__What to do__. In the material below, list every line carrying the string "document".

__Raw data__.
(begin)
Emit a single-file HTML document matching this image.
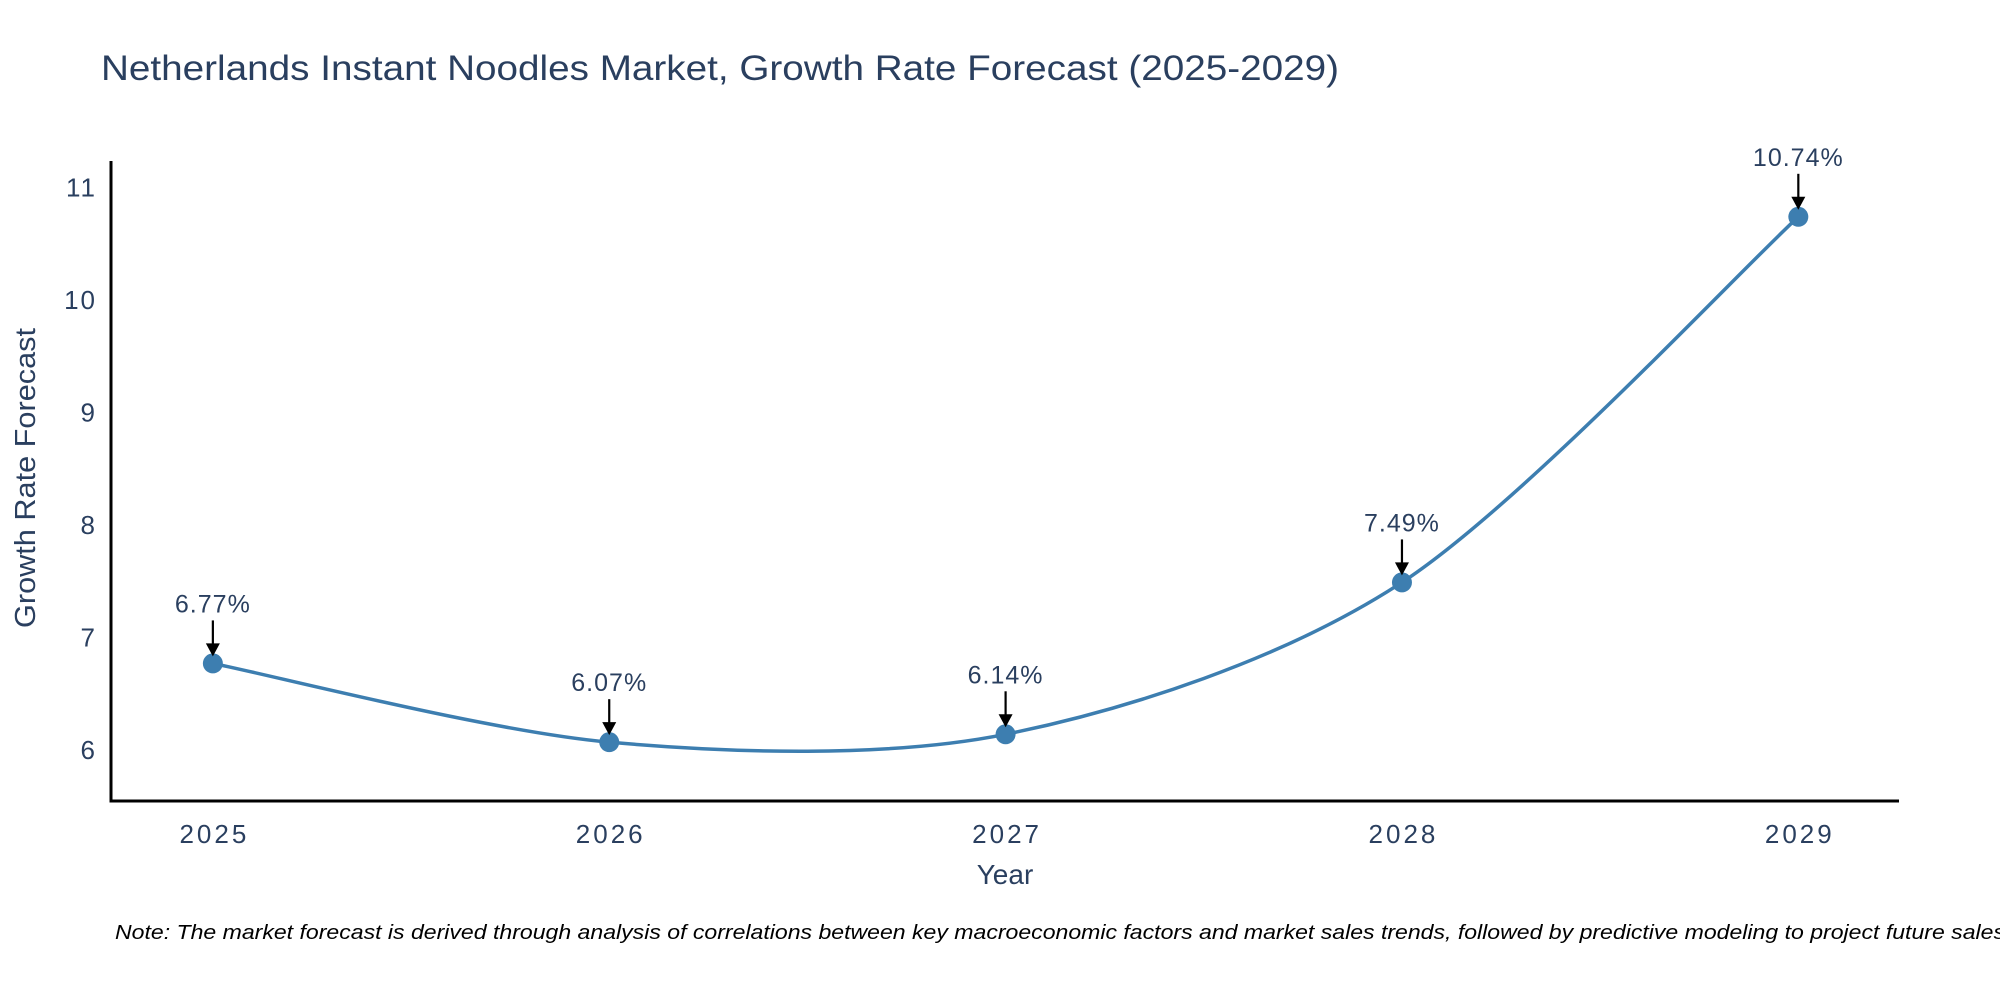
<!DOCTYPE html>
<html><head><meta charset="utf-8"><style>
html,body{margin:0;padding:0;background:#fff;}
svg{display:block;font-family:"Liberation Sans","DejaVu Sans",sans-serif;}
</style></head><body>
<svg id="chart" width="2000" height="1000" viewBox="0 0 2000 1000">
<rect width="2000" height="1000" fill="#fff"/>
<text x="101" y="80" font-size="35" fill="#2a3f5f" textLength="1238" lengthAdjust="spacingAndGlyphs">Netherlands Instant Noodles Market, Growth Rate Forecast (2025-2029)</text>
<g id="plot"></g>
<text x="1005" y="884" font-size="28" fill="#2a3f5f" text-anchor="middle">Year</text>
<text transform="translate(35,478) rotate(-90)" font-size="29" fill="#2a3f5f" text-anchor="middle" textLength="300" lengthAdjust="spacingAndGlyphs">Growth Rate Forecast</text>
<text x="115" y="939" font-size="20" font-style="italic" fill="#000" textLength="1890" lengthAdjust="spacingAndGlyphs">Note: The market forecast is derived through analysis of correlations between key macroeconomic factors and market sales trends, followed by predictive modeling to project future sales</text>
</svg>
<script>
const years = [2025, 2026, 2027, 2028, 2029];
const growth = [6.77, 6.07, 6.14, 7.49, 10.74];
const labels = ["6.77%", "6.07%", "6.14%", "7.49%", "10.74%"];
const yTicks = [6, 7, 8, 9, 10, 11];

const NS = "http://www.w3.org/2000/svg";
const X0 = 111, X1 = 1899, Y0 = 801, Y1 = 161;
const xMin = 2024.743, xMax = 2029.254, yMin = 5.547, yMax = 11.236;
const xs = v => X0 + (v - xMin) / (xMax - xMin) * (X1 - X0);
const ys = v => Y0 - (v - yMin) / (yMax - yMin) * (Y0 - Y1);
const plot = document.getElementById("plot");
function mk(tag, attrs) { const e = document.createElementNS(NS, tag); for (const k in attrs) e.setAttribute(k, attrs[k]); plot.appendChild(e); return e; }

const yAxis = mk("line", {x1: X0, y1: Y1, x2: X0, y2: Y0 + 1.5, stroke: "#000", "stroke-width": 3});


const xAxis = mk("line", {x1: X0 - 1.5, y1: Y0, x2: X1, y2: Y0, stroke: "#000", "stroke-width": 3});



yTicks.forEach(t => {
  const el = mk("text", {x: X0 - 14, y: ys(t) + 9, "font-size": 26, "letter-spacing": 2, fill: "#2a3f5f", "text-anchor": "end"});
  el.textContent = t;
  
  
});
years.forEach(t => {
  const el = mk("text", {x: xs(t) + 1.5, y: Y0 + 42, "font-size": 26, "letter-spacing": 3, fill: "#2a3f5f", "text-anchor": "middle"});
  el.textContent = t;
  
  
});

const pts = years.map((y, i) => [xs(y), ys(growth[i])]);
let d = "M" + pts[0][0] + "," + pts[0][1];
const k = 0.15;
for (let i = 0; i < pts.length - 1; i++) {
  const p0 = pts[Math.max(0, i - 1)], p1 = pts[i], p2 = pts[i + 1], p3 = pts[Math.min(pts.length - 1, i + 2)];
  const c1 = [p1[0] + (p2[0] - p0[0]) * k, p1[1] + (p2[1] - p0[1]) * k];
  const c2 = [p2[0] - (p3[0] - p1[0]) * k, p2[1] - (p3[1] - p1[1]) * k];
  d += " C" + c1[0] + "," + c1[1] + " " + c2[0] + "," + c2[1] + " " + p2[0] + "," + p2[1];
}
const line = mk("path", {d: d, fill: "none", stroke: "#3d7eb0", "stroke-width": 3.5});



pts.forEach((p, i) => {
  const c = mk("circle", {cx: p[0], cy: p[1], r: 10, fill: "#3d7eb0"});
  
  
  const a = mk("line", {x1: p[0], y1: p[1] - 43, x2: p[0], y2: p[1] - 18, stroke: "#000", "stroke-width": 2.2});
  
  
  const h = mk("path", {d: "M" + (p[0] - 7) + "," + (p[1] - 20) + " L" + (p[0] + 7) + "," + (p[1] - 20) + " L" + p[0] + "," + (p[1] - 7) + "Z", fill: "#000"});
  
  
  const t = mk("text", {x: p[0], y: p[1] - 51, "font-size": 25, "letter-spacing": 1, fill: "#2a3f5f", "text-anchor": "middle"});
  t.textContent = labels[i];
  
  
});
</script>
</body></html>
(end)
__Task answer__.
Emit a single-file HTML document matching this image.
const plot = document.getElementById("plot");
function mk(tag, attrs) { const e = document.createElementNS(NS, tag); for (const k in attrs) e.setAttribute(k, attrs[k]); plot.appendChild(e); return e; }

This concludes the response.